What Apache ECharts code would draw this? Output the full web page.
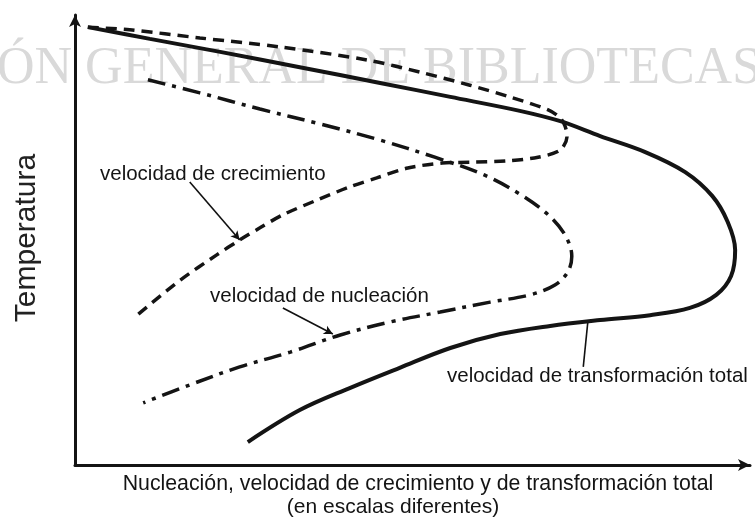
<!DOCTYPE html>
<html>
<head>
<meta charset="utf-8">
<script src="https://cdn.jsdelivr.net/npm/echarts@6/dist/echarts.min.js"></script>
<style>
html, body { margin: 0; padding: 0; background: #fff; }
#main { width: 755px; height: 524px; }
</style>
</head>
<body>
<div id="main"></div>
<script>
// values (arbitrary 0..100 scales, both axes)
var transX = [1.9, 11.1, 21.5, 33.3, 45.2, 55.6, 65.9, 71.9, 77.8, 84.4, 90.4, 94.4, 96.7, 97.8, 97.2, 95.0, 91.1, 85.2, 77.8, 70.4, 63.0, 55.6, 48.1, 40.7, 33.3, 25.6];
var transY = [97.3, 94.7, 91.8, 88.4, 84.9, 81.8, 78.7, 76.4, 73.1, 69.6, 65.1, 59.8, 54.0, 47.8, 42.0, 37.8, 34.9, 33.3, 32.2, 30.9, 29.1, 26.0, 21.6, 17.1, 12.2, 5.1];

var growX = [1.9, 8.1, 18.5, 30.4, 43.3, 51.1, 58.5, 64.4, 70.1, 71.9, 72.6, 72.9, 71.9, 68.6, 64.1, 59.3, 54.4, 49.3, 44.7, 40.7, 35.9, 30.8, 27.4, 24.4, 21.0, 15.6, 9.2];
var growY = [97.3, 96.7, 94.9, 92.9, 90.0, 87.3, 84.4, 81.8, 78.9, 77.1, 75.3, 73.1, 70.0, 68.4, 67.6, 67.3, 67.1, 66.0, 63.8, 61.8, 58.9, 55.6, 52.7, 50.0, 46.7, 41.1, 33.3];

var nuclX = [10.8, 18.5, 27.4, 36.3, 45.2, 53.3, 60.7, 65.9, 70.1, 72.6, 73.6, 73.0, 71.1, 67.4, 61.5, 54.1, 46.7, 39.3, 31.9, 24.4, 17.0, 10.1];
var nuclY = [85.6, 82.7, 79.1, 75.8, 72.2, 68.4, 64.4, 60.2, 55.6, 51.1, 46.4, 42.9, 40.0, 37.8, 36.2, 34.0, 31.8, 28.9, 25.1, 21.8, 17.8, 13.8];

// pointer lines: [x0, y0, x1, y1]
var growPointer = [17.0, 62.9, 24.4, 50.0];
var nuclPointer = [30.8, 34.9, 38.2, 29.1];
var transPointer = [76.0, 32.2, 75.3, 21.8];

var labelGrow = 'velocidad de crecimiento';
var labelNucl = 'velocidad de nucleación';
var labelTrans = 'velocidad de transformación total';
var xTitle1 = 'Nucleación, velocidad de crecimiento y de transformación total';
var xTitle2 = '(en escalas diferentes)';
var yTitle = 'Temperatura';
var watermark = 'ÓN GENERAL DE BIBLIOTECAS';

function pairs(xs, ys) {
    var out = [];
    for (var i = 0; i < xs.length; i++) out.push([xs[i], ys[i]]);
    return out;
}

function pointer(p, arrow) {
    return {
        silent: true,
        symbol: ['none', arrow ? 'arrow' : 'none'],
        symbolSize: [7, 9],
        label: { show: false },
        lineStyle: { color: '#111', width: 1.6, type: 'solid' },
        data: [[{ coord: [p[0], p[1]] }, { coord: [p[2], p[3]] }]]
    };
}

var chartDom = document.getElementById('main');
var myChart = echarts.init(chartDom);
var option;

var ink = '#141414';
var font = '"Liberation Sans", Arial, sans-serif';

option = {
    animation: false,
    backgroundColor: '#fff',
    grid: { left: 75, right: 5, top: 15, bottom: 59 },
    xAxis: {
        type: 'value', min: 0, max: 100,
        axisLine: { show: true, symbol: ['none', 'arrow'], symbolSize: [9, 12], lineStyle: { color: ink, width: 3 } },
        axisTick: { show: false }, axisLabel: { show: false }, splitLine: { show: false }
    },
    yAxis: {
        type: 'value', min: 0, max: 100,
        axisLine: { show: true, symbol: ['none', 'arrow'], symbolSize: [9, 12], lineStyle: { color: ink, width: 3 } },
        axisTick: { show: false }, axisLabel: { show: false }, splitLine: { show: false }
    },
    graphic: [
        { type: 'text', z: 0, silent: true, left: -3, top: 43,
          style: { text: watermark, fill: '#d9d9d9', font: '52px "Liberation Serif", "Times New Roman", serif' } },
        { type: 'text', z: 10, left: 100, top: 164, style: { text: labelGrow, fill: ink, font: '20.5px ' + font } },
        { type: 'text', z: 10, left: 210, top: 286, style: { text: labelNucl, fill: ink, font: '20.5px ' + font } },
        { type: 'text', z: 10, left: 447, top: 366, style: { text: labelTrans, fill: ink, font: '20.5px ' + font } },
        { type: 'text', z: 10, x: 418, y: 484, style: { text: xTitle1, fill: ink, font: '21.3px ' + font, align: 'center', verticalAlign: 'middle' } },
        { type: 'text', z: 10, x: 393, y: 507, style: { text: xTitle2, fill: ink, font: '21px ' + font, align: 'center', verticalAlign: 'middle' } },
        { type: 'text', z: 10, x: 27, y: 238, rotation: Math.PI / 2,
          style: { text: yTitle, fill: '#222', font: '30px ' + font, align: 'center', verticalAlign: 'middle' } }
    ],
    series: [
        {
            name: 'transformación total', type: 'line', showSymbol: false, smooth: 0.35, z: 5,
            lineStyle: { color: ink, width: 4 },
            data: pairs(transX, transY),
            markLine: pointer(transPointer, false)
        },
        {
            name: 'crecimiento', type: 'line', showSymbol: false, smooth: 0.3, z: 4,
            lineStyle: { color: ink, width: 3.5, type: [11, 7] },
            data: pairs(growX, growY),
            markLine: pointer(growPointer, true)
        },
        {
            name: 'nucleación', type: 'line', showSymbol: false, smooth: 0.35, z: 4,
            lineStyle: { color: ink, width: 3.5, type: [18, 7, 4, 7] },
            data: pairs(nuclX, nuclY),
            markLine: pointer(nuclPointer, true)
        }
    ]
};

option && myChart.setOption(option);
</script>
</body>
</html>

AIM
Reproduce the material above exactly, first line through the line that contains "17.1, 12.2, 5.1];", minus the pictures.

RESPONSE BELOW
What Apache ECharts code would draw this? Output the full web page.
<!DOCTYPE html>
<html>
<head>
<meta charset="utf-8">
<script src="https://cdn.jsdelivr.net/npm/echarts@6/dist/echarts.min.js"></script>
<style>
html, body { margin: 0; padding: 0; background: #fff; }
#main { width: 755px; height: 524px; }
</style>
</head>
<body>
<div id="main"></div>
<script>
// values (arbitrary 0..100 scales, both axes)
var transX = [1.9, 11.1, 21.5, 33.3, 45.2, 55.6, 65.9, 71.9, 77.8, 84.4, 90.4, 94.4, 96.7, 97.8, 97.2, 95.0, 91.1, 85.2, 77.8, 70.4, 63.0, 55.6, 48.1, 40.7, 33.3, 25.6];
var transY = [97.3, 94.7, 91.8, 88.4, 84.9, 81.8, 78.7, 76.4, 73.1, 69.6, 65.1, 59.8, 54.0, 47.8, 42.0, 37.8, 34.9, 33.3, 32.2, 30.9, 29.1, 26.0, 21.6, 17.1, 12.2, 5.1];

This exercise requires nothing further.